* **Set exercise**
Starting at the line that contains "Write the matplotlib code for this chart." and stopping after the line that contains "ax.bar(x, v, w, bottom=m + mx, color=c_vol)", copy the lines exactly. Pictures are left out.

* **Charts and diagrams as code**
## start

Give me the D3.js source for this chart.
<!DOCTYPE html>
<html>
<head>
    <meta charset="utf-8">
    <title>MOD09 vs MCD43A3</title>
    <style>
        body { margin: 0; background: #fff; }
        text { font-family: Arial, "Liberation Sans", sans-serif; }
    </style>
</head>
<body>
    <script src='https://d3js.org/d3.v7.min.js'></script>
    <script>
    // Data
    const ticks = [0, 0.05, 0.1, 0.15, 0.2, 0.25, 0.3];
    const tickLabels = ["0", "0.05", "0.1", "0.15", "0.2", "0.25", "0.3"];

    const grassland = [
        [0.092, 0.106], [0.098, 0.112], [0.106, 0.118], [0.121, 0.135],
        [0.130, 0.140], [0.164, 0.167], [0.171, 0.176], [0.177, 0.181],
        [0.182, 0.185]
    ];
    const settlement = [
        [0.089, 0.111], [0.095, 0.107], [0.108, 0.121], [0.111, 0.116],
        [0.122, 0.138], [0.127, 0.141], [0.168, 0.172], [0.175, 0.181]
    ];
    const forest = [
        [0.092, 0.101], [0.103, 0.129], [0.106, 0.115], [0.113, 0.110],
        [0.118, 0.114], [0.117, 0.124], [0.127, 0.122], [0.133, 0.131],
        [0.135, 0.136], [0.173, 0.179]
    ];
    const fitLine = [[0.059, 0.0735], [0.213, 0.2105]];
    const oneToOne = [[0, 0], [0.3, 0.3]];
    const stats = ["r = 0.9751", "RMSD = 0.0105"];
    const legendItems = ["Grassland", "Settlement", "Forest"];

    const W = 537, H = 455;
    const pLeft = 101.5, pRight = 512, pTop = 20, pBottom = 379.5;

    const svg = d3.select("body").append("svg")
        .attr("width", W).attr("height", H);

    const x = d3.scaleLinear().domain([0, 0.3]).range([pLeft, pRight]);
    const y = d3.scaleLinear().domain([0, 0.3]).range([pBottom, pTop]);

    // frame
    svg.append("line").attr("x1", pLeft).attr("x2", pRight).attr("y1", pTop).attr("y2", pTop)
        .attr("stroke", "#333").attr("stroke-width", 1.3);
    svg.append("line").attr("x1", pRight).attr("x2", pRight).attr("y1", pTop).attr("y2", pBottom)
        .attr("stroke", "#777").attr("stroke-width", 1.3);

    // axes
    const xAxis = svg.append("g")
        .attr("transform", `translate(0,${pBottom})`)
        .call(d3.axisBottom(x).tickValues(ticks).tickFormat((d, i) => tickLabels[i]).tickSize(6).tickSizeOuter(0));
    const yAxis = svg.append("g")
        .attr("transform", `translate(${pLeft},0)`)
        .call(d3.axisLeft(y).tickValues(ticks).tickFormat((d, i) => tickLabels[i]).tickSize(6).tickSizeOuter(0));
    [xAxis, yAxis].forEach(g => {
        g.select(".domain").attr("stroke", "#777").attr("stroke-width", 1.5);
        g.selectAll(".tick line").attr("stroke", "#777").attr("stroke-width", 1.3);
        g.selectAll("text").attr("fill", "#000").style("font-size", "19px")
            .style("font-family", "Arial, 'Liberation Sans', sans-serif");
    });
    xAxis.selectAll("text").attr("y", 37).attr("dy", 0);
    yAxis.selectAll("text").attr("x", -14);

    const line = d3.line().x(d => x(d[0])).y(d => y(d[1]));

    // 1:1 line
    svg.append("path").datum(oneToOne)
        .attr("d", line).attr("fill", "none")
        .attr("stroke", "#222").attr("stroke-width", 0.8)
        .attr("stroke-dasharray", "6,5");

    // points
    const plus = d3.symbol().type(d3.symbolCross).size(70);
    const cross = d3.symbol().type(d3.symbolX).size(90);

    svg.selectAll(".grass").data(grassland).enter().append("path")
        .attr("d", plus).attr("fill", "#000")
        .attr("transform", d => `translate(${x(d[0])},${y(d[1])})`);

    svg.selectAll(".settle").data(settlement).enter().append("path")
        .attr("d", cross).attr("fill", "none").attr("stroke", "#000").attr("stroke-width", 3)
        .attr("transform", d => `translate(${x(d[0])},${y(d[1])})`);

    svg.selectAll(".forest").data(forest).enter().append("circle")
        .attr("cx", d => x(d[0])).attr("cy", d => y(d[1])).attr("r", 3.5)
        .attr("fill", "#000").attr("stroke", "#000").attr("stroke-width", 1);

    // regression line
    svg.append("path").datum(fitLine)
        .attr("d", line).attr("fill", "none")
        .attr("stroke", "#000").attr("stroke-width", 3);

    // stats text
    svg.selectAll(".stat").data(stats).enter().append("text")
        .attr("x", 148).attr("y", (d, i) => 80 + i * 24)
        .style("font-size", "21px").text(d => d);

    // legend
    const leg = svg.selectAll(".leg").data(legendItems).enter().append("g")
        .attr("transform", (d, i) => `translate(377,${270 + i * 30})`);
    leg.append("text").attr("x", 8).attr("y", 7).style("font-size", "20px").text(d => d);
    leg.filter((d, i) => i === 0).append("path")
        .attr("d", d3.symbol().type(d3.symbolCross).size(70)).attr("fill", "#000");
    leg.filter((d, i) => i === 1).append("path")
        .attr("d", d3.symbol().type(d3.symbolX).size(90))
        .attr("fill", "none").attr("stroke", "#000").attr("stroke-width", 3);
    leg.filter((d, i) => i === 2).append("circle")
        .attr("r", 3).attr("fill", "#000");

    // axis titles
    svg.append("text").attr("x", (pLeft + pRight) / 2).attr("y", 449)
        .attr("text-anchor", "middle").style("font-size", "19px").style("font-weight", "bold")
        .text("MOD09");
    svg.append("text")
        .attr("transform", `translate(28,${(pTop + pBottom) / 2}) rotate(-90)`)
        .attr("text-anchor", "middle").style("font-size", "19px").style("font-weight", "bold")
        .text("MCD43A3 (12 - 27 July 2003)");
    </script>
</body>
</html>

## end
## start

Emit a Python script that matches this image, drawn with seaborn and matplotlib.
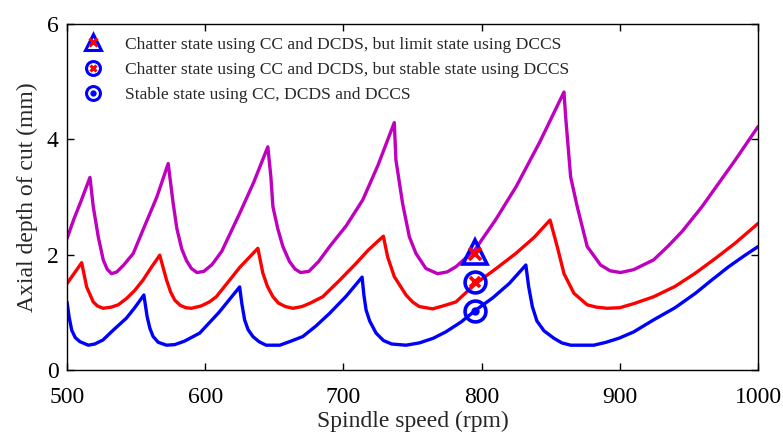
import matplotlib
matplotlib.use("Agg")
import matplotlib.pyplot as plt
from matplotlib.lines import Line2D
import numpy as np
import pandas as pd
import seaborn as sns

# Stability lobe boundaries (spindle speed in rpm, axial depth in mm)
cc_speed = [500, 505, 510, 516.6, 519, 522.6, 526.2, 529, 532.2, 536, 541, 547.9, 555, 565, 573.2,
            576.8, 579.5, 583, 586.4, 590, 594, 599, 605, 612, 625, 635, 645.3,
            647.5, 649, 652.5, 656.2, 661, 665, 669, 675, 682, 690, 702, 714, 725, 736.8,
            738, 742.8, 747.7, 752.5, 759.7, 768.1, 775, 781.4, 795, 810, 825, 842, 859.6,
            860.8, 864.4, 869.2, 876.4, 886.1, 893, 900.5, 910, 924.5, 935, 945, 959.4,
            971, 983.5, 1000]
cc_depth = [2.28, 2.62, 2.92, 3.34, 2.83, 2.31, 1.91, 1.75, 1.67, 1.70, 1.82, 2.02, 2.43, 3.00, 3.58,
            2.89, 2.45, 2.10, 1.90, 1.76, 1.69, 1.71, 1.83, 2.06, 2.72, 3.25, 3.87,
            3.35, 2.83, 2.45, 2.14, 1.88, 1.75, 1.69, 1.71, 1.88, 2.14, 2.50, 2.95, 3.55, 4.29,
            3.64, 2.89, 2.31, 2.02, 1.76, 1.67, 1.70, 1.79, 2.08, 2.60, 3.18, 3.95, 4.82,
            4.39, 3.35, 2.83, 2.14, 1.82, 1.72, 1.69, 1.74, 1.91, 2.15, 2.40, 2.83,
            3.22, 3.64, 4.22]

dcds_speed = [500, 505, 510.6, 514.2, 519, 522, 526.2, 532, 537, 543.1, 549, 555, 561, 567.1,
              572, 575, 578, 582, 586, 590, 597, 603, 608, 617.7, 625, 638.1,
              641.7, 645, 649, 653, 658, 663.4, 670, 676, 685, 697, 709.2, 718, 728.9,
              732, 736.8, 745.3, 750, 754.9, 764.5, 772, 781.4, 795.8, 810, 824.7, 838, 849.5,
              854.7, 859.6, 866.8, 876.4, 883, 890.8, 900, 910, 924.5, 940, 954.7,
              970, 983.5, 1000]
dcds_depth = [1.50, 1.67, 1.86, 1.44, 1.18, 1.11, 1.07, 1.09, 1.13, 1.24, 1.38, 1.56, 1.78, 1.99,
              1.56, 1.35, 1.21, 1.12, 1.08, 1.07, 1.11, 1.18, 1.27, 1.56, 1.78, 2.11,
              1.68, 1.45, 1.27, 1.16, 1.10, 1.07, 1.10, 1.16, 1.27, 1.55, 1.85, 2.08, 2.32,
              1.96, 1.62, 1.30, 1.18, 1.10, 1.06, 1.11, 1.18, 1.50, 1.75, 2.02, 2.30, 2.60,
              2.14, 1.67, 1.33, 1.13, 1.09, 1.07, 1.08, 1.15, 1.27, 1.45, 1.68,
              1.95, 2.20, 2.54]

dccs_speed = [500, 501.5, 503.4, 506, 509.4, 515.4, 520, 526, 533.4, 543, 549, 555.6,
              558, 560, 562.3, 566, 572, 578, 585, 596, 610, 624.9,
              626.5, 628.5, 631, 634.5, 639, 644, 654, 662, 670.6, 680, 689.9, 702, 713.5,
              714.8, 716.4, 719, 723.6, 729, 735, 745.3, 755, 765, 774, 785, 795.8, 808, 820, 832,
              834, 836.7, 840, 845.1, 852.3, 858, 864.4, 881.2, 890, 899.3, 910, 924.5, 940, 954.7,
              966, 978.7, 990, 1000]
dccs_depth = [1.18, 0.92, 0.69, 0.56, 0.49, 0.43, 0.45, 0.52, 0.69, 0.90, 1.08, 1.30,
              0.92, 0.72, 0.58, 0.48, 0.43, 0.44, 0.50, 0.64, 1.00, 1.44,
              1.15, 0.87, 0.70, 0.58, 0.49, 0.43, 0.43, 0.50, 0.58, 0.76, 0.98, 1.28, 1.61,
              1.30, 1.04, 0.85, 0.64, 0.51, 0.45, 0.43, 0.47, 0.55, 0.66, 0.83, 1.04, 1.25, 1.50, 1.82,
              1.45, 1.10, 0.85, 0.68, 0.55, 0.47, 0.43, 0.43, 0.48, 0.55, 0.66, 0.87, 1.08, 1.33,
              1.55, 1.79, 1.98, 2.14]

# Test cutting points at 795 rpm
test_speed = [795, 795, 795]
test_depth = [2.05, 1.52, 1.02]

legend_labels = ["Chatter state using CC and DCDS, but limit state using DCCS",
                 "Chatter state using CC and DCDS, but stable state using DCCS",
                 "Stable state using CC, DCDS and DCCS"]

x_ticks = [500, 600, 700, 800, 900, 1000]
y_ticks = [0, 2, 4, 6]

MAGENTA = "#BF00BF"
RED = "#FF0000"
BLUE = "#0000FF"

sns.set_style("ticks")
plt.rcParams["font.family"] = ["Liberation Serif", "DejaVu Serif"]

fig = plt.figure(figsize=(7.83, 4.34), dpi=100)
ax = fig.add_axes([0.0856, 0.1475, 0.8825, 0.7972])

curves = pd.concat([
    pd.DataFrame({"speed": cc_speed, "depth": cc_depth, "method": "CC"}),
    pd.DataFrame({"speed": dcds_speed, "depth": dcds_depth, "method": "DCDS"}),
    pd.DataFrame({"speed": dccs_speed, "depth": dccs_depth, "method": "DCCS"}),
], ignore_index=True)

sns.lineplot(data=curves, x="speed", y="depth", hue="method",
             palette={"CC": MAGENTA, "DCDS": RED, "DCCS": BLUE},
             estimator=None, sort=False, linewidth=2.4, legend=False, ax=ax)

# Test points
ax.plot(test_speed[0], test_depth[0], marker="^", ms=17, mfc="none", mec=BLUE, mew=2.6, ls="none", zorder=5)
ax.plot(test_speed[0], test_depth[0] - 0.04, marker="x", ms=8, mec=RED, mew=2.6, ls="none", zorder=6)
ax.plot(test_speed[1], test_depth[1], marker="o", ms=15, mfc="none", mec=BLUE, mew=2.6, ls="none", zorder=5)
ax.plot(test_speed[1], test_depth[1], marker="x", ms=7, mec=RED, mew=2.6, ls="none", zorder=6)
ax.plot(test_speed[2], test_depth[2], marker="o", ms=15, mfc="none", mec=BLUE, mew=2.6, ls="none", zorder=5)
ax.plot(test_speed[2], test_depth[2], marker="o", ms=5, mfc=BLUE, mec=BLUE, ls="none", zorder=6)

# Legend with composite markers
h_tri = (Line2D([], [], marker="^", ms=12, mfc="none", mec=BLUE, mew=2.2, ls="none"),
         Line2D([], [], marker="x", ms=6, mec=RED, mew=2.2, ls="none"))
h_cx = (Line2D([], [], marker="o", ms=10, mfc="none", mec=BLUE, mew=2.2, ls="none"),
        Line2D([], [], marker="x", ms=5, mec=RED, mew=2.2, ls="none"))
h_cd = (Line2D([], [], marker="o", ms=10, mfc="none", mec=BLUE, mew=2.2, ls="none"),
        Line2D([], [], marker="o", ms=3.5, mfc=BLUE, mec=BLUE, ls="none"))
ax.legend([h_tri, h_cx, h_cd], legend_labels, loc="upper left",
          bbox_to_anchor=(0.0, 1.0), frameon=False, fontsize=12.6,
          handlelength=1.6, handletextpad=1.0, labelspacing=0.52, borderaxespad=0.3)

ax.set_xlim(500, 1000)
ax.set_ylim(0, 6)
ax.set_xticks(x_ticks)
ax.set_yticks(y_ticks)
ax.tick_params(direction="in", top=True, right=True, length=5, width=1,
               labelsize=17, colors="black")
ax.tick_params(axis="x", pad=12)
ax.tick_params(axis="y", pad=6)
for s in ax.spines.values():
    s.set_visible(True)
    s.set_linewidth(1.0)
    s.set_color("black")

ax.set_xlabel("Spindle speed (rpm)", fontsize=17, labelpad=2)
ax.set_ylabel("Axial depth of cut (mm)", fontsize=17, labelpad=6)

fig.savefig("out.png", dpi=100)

## end
## start

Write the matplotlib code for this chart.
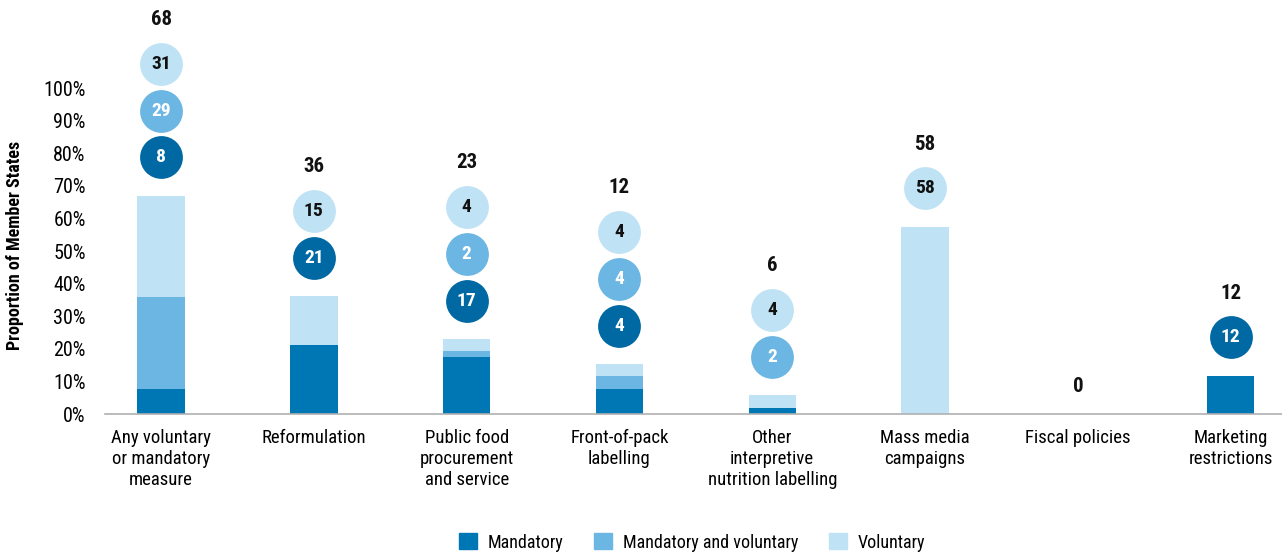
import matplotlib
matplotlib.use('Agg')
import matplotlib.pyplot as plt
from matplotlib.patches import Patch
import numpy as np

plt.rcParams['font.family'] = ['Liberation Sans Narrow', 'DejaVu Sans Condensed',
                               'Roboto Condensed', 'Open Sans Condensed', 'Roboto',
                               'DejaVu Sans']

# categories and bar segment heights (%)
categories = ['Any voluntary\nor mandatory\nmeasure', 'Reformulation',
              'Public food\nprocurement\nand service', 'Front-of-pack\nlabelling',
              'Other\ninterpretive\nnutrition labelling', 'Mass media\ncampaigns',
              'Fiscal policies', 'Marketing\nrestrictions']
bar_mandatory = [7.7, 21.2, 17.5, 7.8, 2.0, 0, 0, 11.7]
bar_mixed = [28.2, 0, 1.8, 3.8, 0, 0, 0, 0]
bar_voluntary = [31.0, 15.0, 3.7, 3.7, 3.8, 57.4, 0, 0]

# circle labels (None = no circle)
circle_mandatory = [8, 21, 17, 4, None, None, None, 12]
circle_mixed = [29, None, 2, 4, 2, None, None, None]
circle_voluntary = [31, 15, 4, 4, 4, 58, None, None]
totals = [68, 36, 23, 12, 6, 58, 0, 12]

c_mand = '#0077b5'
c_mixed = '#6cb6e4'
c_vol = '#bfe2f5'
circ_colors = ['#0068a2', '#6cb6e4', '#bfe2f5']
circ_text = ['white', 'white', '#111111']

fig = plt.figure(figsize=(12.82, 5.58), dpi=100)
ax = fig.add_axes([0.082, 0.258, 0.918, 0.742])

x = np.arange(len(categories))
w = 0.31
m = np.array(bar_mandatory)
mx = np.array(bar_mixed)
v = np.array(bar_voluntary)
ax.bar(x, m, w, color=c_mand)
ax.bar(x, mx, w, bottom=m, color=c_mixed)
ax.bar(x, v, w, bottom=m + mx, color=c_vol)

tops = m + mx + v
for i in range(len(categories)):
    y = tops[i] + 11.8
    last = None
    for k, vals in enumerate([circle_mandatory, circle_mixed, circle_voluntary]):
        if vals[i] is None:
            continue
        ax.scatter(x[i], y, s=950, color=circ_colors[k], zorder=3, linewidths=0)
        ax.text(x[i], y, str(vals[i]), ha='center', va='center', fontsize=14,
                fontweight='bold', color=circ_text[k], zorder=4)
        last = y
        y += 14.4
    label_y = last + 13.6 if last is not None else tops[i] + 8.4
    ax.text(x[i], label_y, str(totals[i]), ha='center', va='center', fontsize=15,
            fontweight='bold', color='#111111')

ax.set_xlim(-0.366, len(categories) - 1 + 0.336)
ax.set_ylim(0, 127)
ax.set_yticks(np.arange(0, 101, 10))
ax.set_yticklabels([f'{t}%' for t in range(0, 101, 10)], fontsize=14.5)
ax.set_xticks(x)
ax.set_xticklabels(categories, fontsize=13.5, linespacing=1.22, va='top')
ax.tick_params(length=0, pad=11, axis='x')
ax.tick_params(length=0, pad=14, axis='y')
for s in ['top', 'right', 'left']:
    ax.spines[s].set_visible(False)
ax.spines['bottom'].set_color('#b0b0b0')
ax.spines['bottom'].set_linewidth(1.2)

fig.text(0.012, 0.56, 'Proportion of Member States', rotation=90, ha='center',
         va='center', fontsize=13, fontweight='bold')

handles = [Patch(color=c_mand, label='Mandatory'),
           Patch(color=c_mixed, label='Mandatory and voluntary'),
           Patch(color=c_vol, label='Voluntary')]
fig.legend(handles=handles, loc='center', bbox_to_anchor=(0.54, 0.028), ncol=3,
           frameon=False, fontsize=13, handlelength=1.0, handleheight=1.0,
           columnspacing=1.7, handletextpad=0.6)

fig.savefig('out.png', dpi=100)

## end

* **Final result**
Write the matplotlib code for this chart.
import matplotlib
matplotlib.use('Agg')
import matplotlib.pyplot as plt
from matplotlib.patches import Patch
import numpy as np

plt.rcParams['font.family'] = ['Liberation Sans Narrow', 'DejaVu Sans Condensed',
                               'Roboto Condensed', 'Open Sans Condensed', 'Roboto',
                               'DejaVu Sans']

# categories and bar segment heights (%)
categories = ['Any voluntary\nor mandatory\nmeasure', 'Reformulation',
              'Public food\nprocurement\nand service', 'Front-of-pack\nlabelling',
              'Other\ninterpretive\nnutrition labelling', 'Mass media\ncampaigns',
              'Fiscal policies', 'Marketing\nrestrictions']
bar_mandatory = [7.7, 21.2, 17.5, 7.8, 2.0, 0, 0, 11.7]
bar_mixed = [28.2, 0, 1.8, 3.8, 0, 0, 0, 0]
bar_voluntary = [31.0, 15.0, 3.7, 3.7, 3.8, 57.4, 0, 0]

# circle labels (None = no circle)
circle_mandatory = [8, 21, 17, 4, None, None, None, 12]
circle_mixed = [29, None, 2, 4, 2, None, None, None]
circle_voluntary = [31, 15, 4, 4, 4, 58, None, None]
totals = [68, 36, 23, 12, 6, 58, 0, 12]

c_mand = '#0077b5'
c_mixed = '#6cb6e4'
c_vol = '#bfe2f5'
circ_colors = ['#0068a2', '#6cb6e4', '#bfe2f5']
circ_text = ['white', 'white', '#111111']

fig = plt.figure(figsize=(12.82, 5.58), dpi=100)
ax = fig.add_axes([0.082, 0.258, 0.918, 0.742])

x = np.arange(len(categories))
w = 0.31
m = np.array(bar_mandatory)
mx = np.array(bar_mixed)
v = np.array(bar_voluntary)
ax.bar(x, m, w, color=c_mand)
ax.bar(x, mx, w, bottom=m, color=c_mixed)
ax.bar(x, v, w, bottom=m + mx, color=c_vol)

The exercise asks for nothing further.